The collage (created with Picnik) has two images from our visit to the Göteborgs Stadsmuseum (Gothenburg City Museum) which houses viking and emigration history as well as special exhibitions: in the top left, copper coins used for currency during a time in Sweden when silver was extremely scarce and pottery and tile samples diagonally opposite in the bottom right corner, Skansen Kronen tower (sits on a HIGH hill overlooking Göteborg), a view of the city from Skansen Kronen park (on the left under the tower) and just one of the many church spires soaring over Göteborg on the right. Under the copper coins, a close-up of the Poseidon statue, a famous fountain at the top of the main street, Avenyn, in Göteborg, a colorful police car and one of the many coffee shops we saw in Göteborg.
At present, Starbucks has no coffee shops in Göteborg. Apparently, that will change when a Starbucks coffee shop opens in Göteborg's Central Station in the winter of 2012... I have to wonder how many of the marvelous coffee shops everywhere in the city will remain after/if Starbucks builds a large presence there.
This collage represents quite a lot of trial and error, research looking for templates (FAIL) and a painful learning curve encountered in putting this together in Photoshop CS5. My goal was to be able to create a collage that wasn't locked in to the templates offered by Picnik.
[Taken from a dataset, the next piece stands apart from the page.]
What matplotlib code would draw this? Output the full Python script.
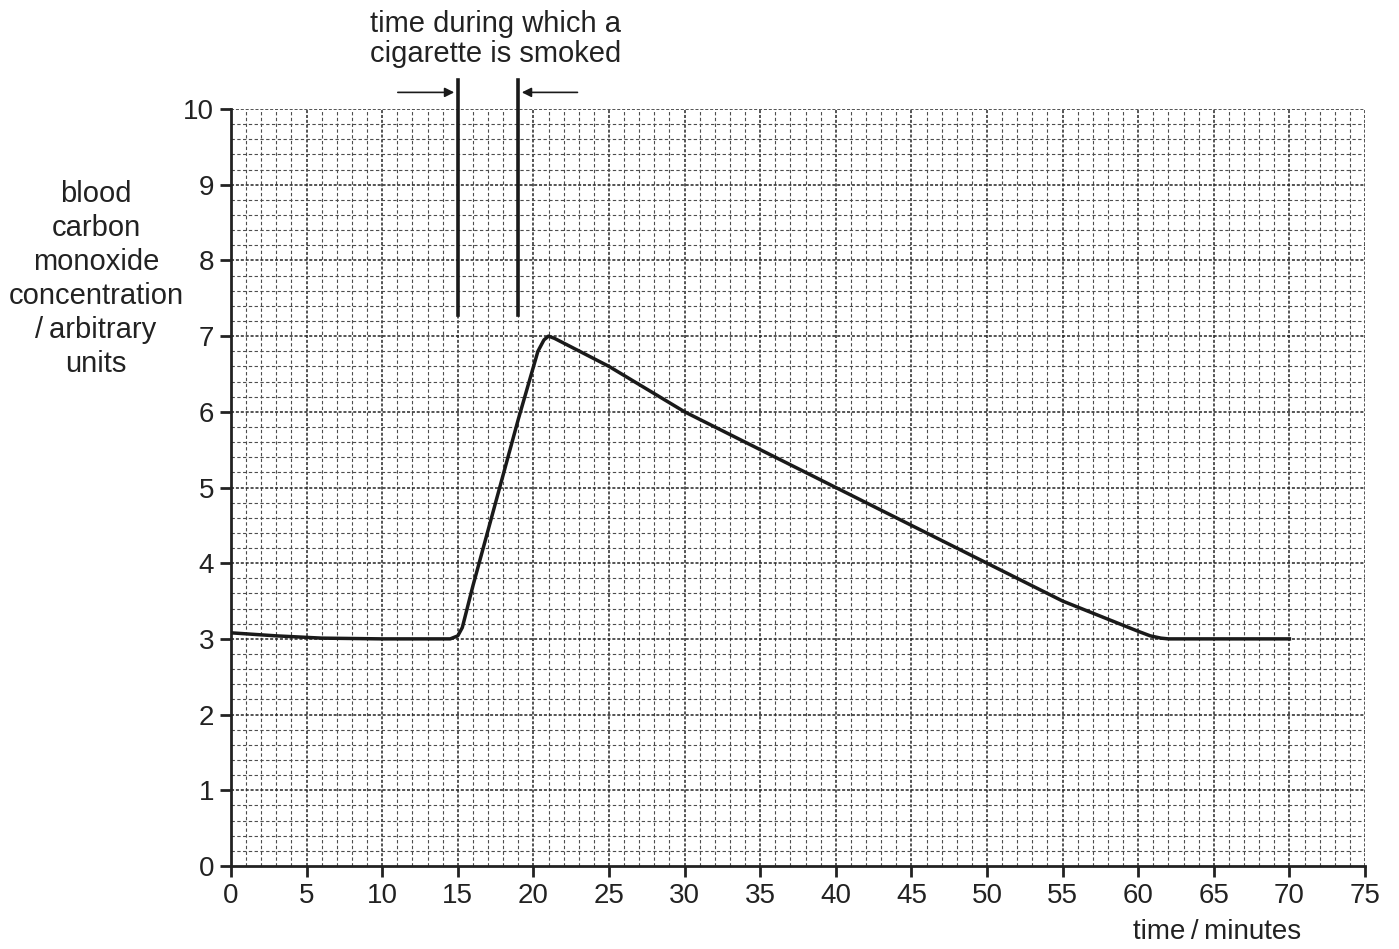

I'm somewhat satisfied with this but, if I had it to do over, would try to figure out a better way! Meantime, I will post this as is and MAY replace it some day if I ever figure out a simpler, cleaner way to do it. Clockwise from top left, a view of Göteborg from the deck near the top of the building where my cousin Örjan works, architectural detail of the roof of his building as seen from this same deck, detail of one of the painted inlays typical of the elaborate exterior decorations seen on many buildings in Sweden, atypical street scene (no people in it during early afternoon), detail of statues decorating a balcony... they seem to be saying oh my aching head... or how long do we have to support this balcony above us!
I'll close this post with a shot of the seaport from which our grandparents (and their first two children, my Aunt Ada and Uncle Holger) set sail for America in the early 1900s... Grandad came first to get settled and earn money to pay the way for Grandma and their children to follow him several years later. After their family was reunited in Sheridan, Wyoming, four more children were born. My mother was the fifth.